About the Role
1. Web Scraping Development:
• Design, develop, and maintain site-specific scraping scripts using Python.
• Ensure scripts are optimized for efficiency and accuracy, minimizing the risk of being blocked or banned.
2. Data Extraction and Transformation:
• Extract relevant data from various websites and transform it into a structured format suitable for database insertion or further analysis.
3. Collaboration:
• Work closely with the data engineering team to understand data needs and requirements.
• Collaborate with the data analytics team to ensure the scraped data meets the analysis criteria.
4. Error Handling:
• Implement robust error handling and logging mechanisms to capture and address any issues during the scraping process.
5. Continuous Learning:
• Stay updated with the latest web scraping techniques, tools, and best practices.
• Adapt to changes in website structures or anti-scraping measures.
6. Documentation:
• Document scraping processes, methodologies, and scripts for future reference and for the benefit of other team members.
Requirements
Qualifications:
• Bachelor's degree in Computer Science or a related field.
• Proven experience in web scraping, preferably using Python.
• Familiarity with web scraping frameworks like Scrapy, BeautifulSoup, or similar tools.
• Strong understanding of web technologies (HTML, CSS, JavaScript) and how they impact scraping.
• Knowledge of databases and SQL.
• Excellent problem-solving skills and attention to detail.
• Ability to work independently and as part of a team.
Preferred Skills:
• Experience with cloud platforms like AWS, Google Cloud, or Azure.
• Familiarity with CAPTCHAs, proxy rotation, and other anti-scraping countermeasures.

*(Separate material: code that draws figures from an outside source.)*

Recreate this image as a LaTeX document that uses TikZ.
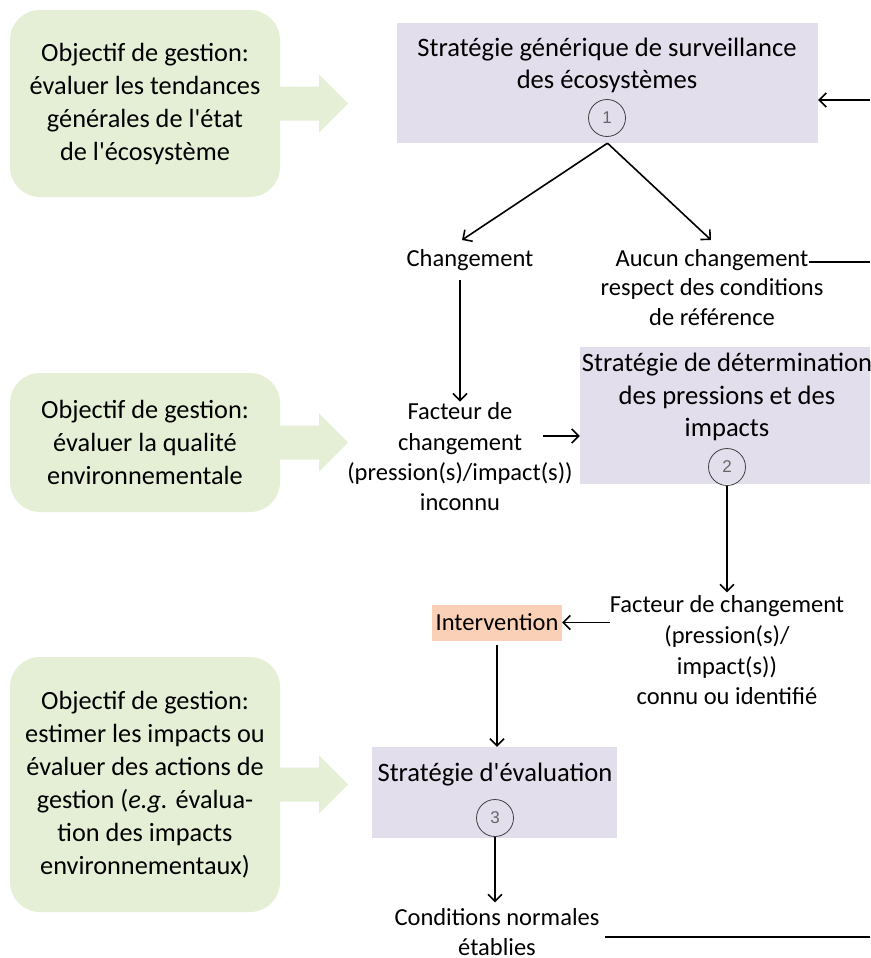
\documentclass[tikz,border=0pt]{standalone}
\usepackage{fontspec}
\setmainfont{Carlito}[Ligatures=TeXOff]
\newfontfamily\numfont{Liberation Sans}
\usetikzlibrary{arrows.meta,calc}
\definecolor{gfill}{HTML}{E4EFD6}
\definecolor{pfill}{HTML}{E3DEEB}
\definecolor{ofill}{HTML}{FAD1B6}
\begin{document}
\begin{tikzpicture}[x=1pt,y=-1pt,
  font=\fontsize{24.5}{30.5}\selectfont,
  gbox/.style={fill=gfill, rounded corners=30pt, minimum width=270pt, inner sep=0pt, align=center, font=\fontsize{26.3}{33}\selectfont},
  pbox/.style={fill=pfill, inner sep=0pt},
  plab/.style={inner sep=0pt, align=center, font=\fontsize{26.6}{32.5}\selectfont},
  txt/.style={inner sep=0pt, align=center},
  num/.style={circle, draw=black!75, line width=0.8pt, minimum size=37pt, inner sep=0pt, font=\numfont\fontsize{17}{17}\selectfont, text=black!60},
  arr/.style={line width=1.6pt, -{Straight Barb[length=7pt,width=14pt]}},
  ln/.style={line width=1.6pt}]
\useasboundingbox (0,0) rectangle (870,958);
\clip (0,0) rectangle (870,958);

% green objective boxes
\node[gbox, minimum height=187pt] (g1) at (145,103.5) {Objectif de gestion:\\évaluer les tendances\\générales de l'état\\de l'écosystème};
\node[gbox, minimum height=139pt] (g2) at (145,442.5) {Objectif de gestion:\\évaluer la qualité\\environnementale};
\node[gbox, minimum height=255pt] (g3) at (145,784.5) {Objectif de gestion:\\estimer les impacts ou\\évaluer des actions de\\gestion (\textit{e.g.} évalua-\\tion des impacts\\environnementaux)};

% green block arrows
\foreach \g in {g1,g2,g3}{
  \fill[gfill, shift={(\g.east)}] (-1,-17) -- (39,-17) -- (39,-29) -- (68,0) -- (39,29) -- (39,17) -- (-1,17) -- cycle;
}

% purple strategy boxes
\node[pbox, minimum width=421pt, minimum height=120pt] (b1) at (607.5,83) {};
\node[plab] (t1) at (607,65.5) {Stratégie générique de surveillance\\des écosystèmes};
\node[num] (c1) at (607,118) {1};

\node[pbox, minimum width=294pt, minimum height=137pt] (b2) at (727,415.5) {};
\node[plab] (t2) at (727,397) {Stratégie de détermination\\des pressions et des\\impacts};
\node[num] (c2) at (727,467) {2};

\node[pbox, minimum width=245pt, minimum height=91pt] (b3) at (494.5,792.5) {};
\node[plab] (t3) at (495,774.5) {Stratégie d'évaluation};
\node[num] (c3) at (495,818) {3};

% texts
\node[txt] (chg) at (470,259.8) {Changement};
\node[txt] (nc1) at (712,259.8) {Aucun changement};
\node[txt, font=\fontsize{24.5}{30}\selectfont] (nc2) at (712,302.3) {respect des conditions\\de référence};
\node[txt, font=\fontsize{24.5}{30.3}\selectfont] (fc1) at (460,456.8) {Facteur de\\changement\\(pression(s)/impact(s))\\inconnu};
\node[txt, font=\fontsize{24.5}{30.7}\selectfont] (fc2) at (727,650.3) {Facteur de changement\\(pression(s)/\\impact(s))\\connu ou identifié};
\node[fill=ofill, minimum width=130pt, minimum height=36pt, inner sep=0pt] (iv) at (497,622.5) {Intervention};
\node[txt] (cn) at (497,932) {Conditions normales\\établies};

% free ends at the right border
\coordinate (e1) at (870,100);
\coordinate (e2) at (870,262);
\coordinate (e3) at (870,937);
\coordinate (a2s) at (543,436);

% connectors
\draw[arr] (e1) -- (e1 -| b1.east);
\draw[ln] (e2) -- (e2 -| nc1.east);
\draw[arr] (b1.south) -- ($(chg.north)+(-8,-9)$);
\draw[arr] (b1.south) -- ($(nc1.north)+(-1,-9)$);
\draw[arr] ($(chg.south -| fc1.north)+(0,9)$) -- ($(fc1.north)+(0,-1)$);
\draw[arr] (a2s) -- (a2s -| b2.west);
\draw[arr] (c2.south) -- ($(c2.south |- fc2.north)+(0,-3)$);
\draw[arr] (fc2.west |- iv.east) -- (iv.east);
\draw[arr] ($(iv.south)+(0,4)$) -- (b3.north -| iv.south);
\draw[arr] (c3.south) -- ($(cn.north -| c3.south)+(0,-5.5)$);
\draw[ln] (e3) -- ($(e3 -| cn.east)+(5,0)$);
\end{tikzpicture}
\end{document}
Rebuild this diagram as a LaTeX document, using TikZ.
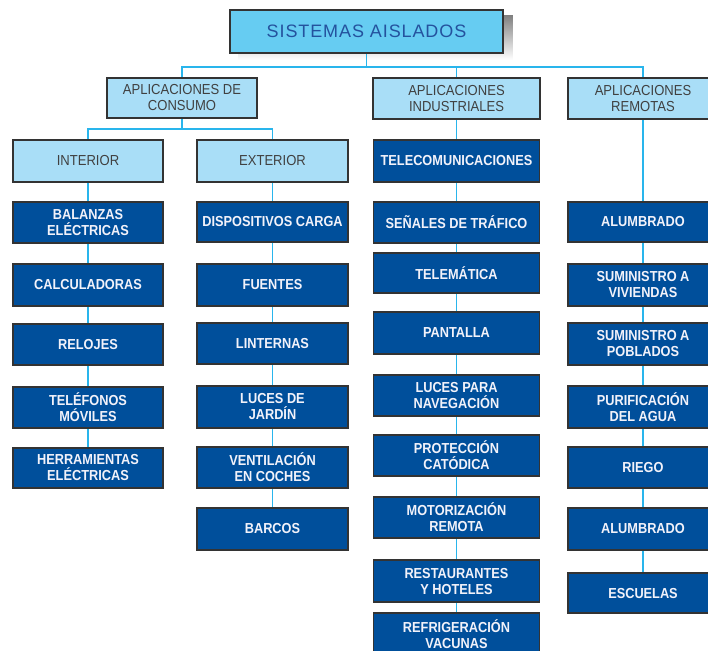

• Knowledge of data storage solutions and optimization techniques.
About the Company
Aggregate Intelligence is a platform-agnostic fully integrated BI provider in vertical markets such as travel, retail, real estate and more. Our focus is on the seamless delivery of data intelligence to the user – whether that is in raw data feed form via APIs, in dynamic spreadsheet/platform integrations or in custom-build vertical BI solutions targeting a specific problem for a specific user base.